Curioso es que así como en el primer mandato, figuras clave de la administración de Trump, como Rex Tillerson y Mike Pompeo, se declaraban admiradores de Ayn Rand, hoy aparece Elon Musk, que veía en El manantial un necesario contrapunto al comunismo y un libro “útil”, aunque debía ser “atemperado con algo de amabilidad”. Parece difícil conciliar esta admiración por una autora que defendía el individualismo radical con el apoyo a un presidente que impone criterios estéticos desde el gobierno. Es que la orden de Trump muestra una visión del mundo y reserva al estado un papel preponderante en la definición de la estética y la promoción de ciertos valores. Esto poco tiene que ver con la filosofía de Rand, quien creía que el Estado debía limitarse a proteger los derechos individuales, sin interferir en las decisiones personales o en la expresión creativa de cada uno. Para Rand, la belleza era un valor objetivo, pero su apreciación era una cuestión individual. Imponer un estilo arquitectónico desde el poder era una forma más de coartar la libertad y de negar la capacidad de cada individuo para juzgar por sí mismo lo que es bello y lo que no lo es.

Donald, el randiano
Tras una entrevista con Trump para USA Today en 2016, la columnista Kirsten Powers aseguró que Trump se describió a sí mismo “como un fan de Ayn Rand”. Y que dijo sobre El manantial que tiene que ver con “los negocios, la belleza, la vida y las emociones internas”. En ese libro “que tiene que ver con todo”, resumió, el hoy presidente se identificó con Howard Roark, y cuando la redactora le dijo que la novela trata en cierto modo sobre la tiranía del pensamiento colectivo, Trump se puso de pie y afirmó, solemne: “Eso es lo que está pasando aquí”.

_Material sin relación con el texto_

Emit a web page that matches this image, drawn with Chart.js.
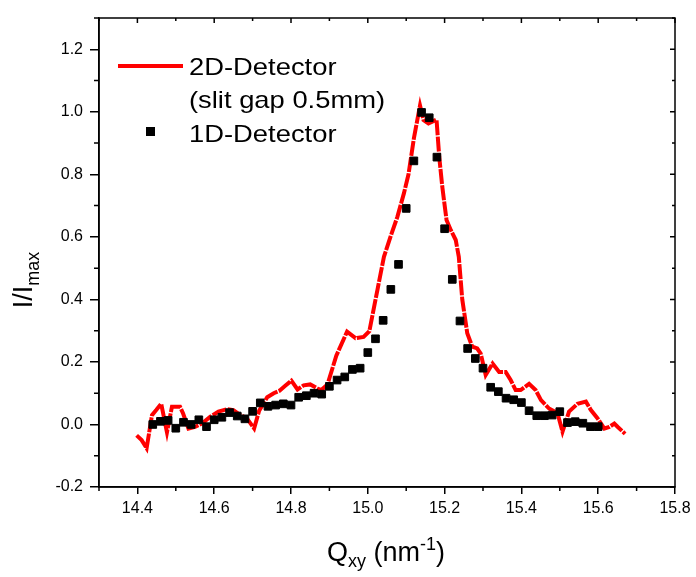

Sin embargo, por más que el propio Trump se haya comparado en ocasiones con Howard Roark, este era un idealista que se negaba a comprometer su visión artística, incluso a costa de su propia carrera (recordemos que dinamita el edifico de Cortland Homes cuando advierte que han adulterado su diseño). Trump, en cambio, parece ser un pragmático que adapta sus principios a las circunstancias, como lo demuestran no solo sus cambios de parecer una vez ya en el gobierno, sino el hecho de que en el pasado haya apoyado al Partido Demócrata. Es difícil imaginar a Roark aprobando una orden ejecutiva que impone un estilo arquitectónico específico, o utilizando el aparato del estado para promover sus propias preferencias estéticas. Más bien, es probable que Roark, fiel a su espíritu iconoclasta, hubiera dinamitado cualquier edificio que considerara una traición a sus principios, sin importar quién lo hubiera construido o qué intereses representara.

Donald, el marxista
Con el que sí coincide la visión arquitectónica de Donald Trump es con un crítico literario y teórico marxista, el británico Terry Eagleton, que sostenía que el estilo gótico (neogótico, en realidad) del parlamento inglés, construido tras el incendio de 1834, era algo más que una elección estética. En esas formas del neogótico, que apuntan con sus afilados pináculos al cielo a orillas del Támesis, se estaba buscando una conexión con un pasado idealizado, para que no fuera solo un edificio gubernamental, sino toda una narrativa visual de poder y tradición nacional. Según el juicio de los más instruidos, el edificio pudo parecer un simple refrito arquitectónico, algo construido fuera de época. Pero a los ojos de la masa creaba la ilusión de que siempre había estado allí. Ese era su valor.

Nos podríamos preguntar, en esta relación entre la arquitectura, las ideas y el poder, qué opinión tendría Trump de uno de los más notables ejemplos de brutalismo en España, el Edificio Princesa, en la glorieta de San Bernardo, de Madrid, que además alberga una curiosa conexión con la historia reciente del país. Esta imponente mole de hormigón, diseñado a comienzos de los setenta por los arquitectos Fernando Higueras Díaz y Antonio Miró Valverde, fue durante años el hogar de dos figuras clave del fallido golpe de estado del 23 de febrero de 1981: Antonio Tejero y Alfonso Armada. Esta aparente paradoja de que un edificio de estética moderna —y progresista, se atreverían algunos a añadir— sirviera de residencia a dos militares golpistas, defensores de un orden tradicional y autoritario, nos está diciendo que la arquitectura, por sí sola, no garantiza la adhesión a una determinada idea. El Edificio Princesa, con esa estética de hormigón masivo, se convirtió, quizás sin quererlo, en una fortaleza involuntaria del establishment militarista. Tal vez los edificios que a partir de ahora construya la administración de Trump apunten en sus formas a un pasado ilustre, a una tradición gloriosa en la que inscribirse, pero quedará para el juicio del tiempo si esto será coherente con su estilo de gobierno o una flagrante contradicción.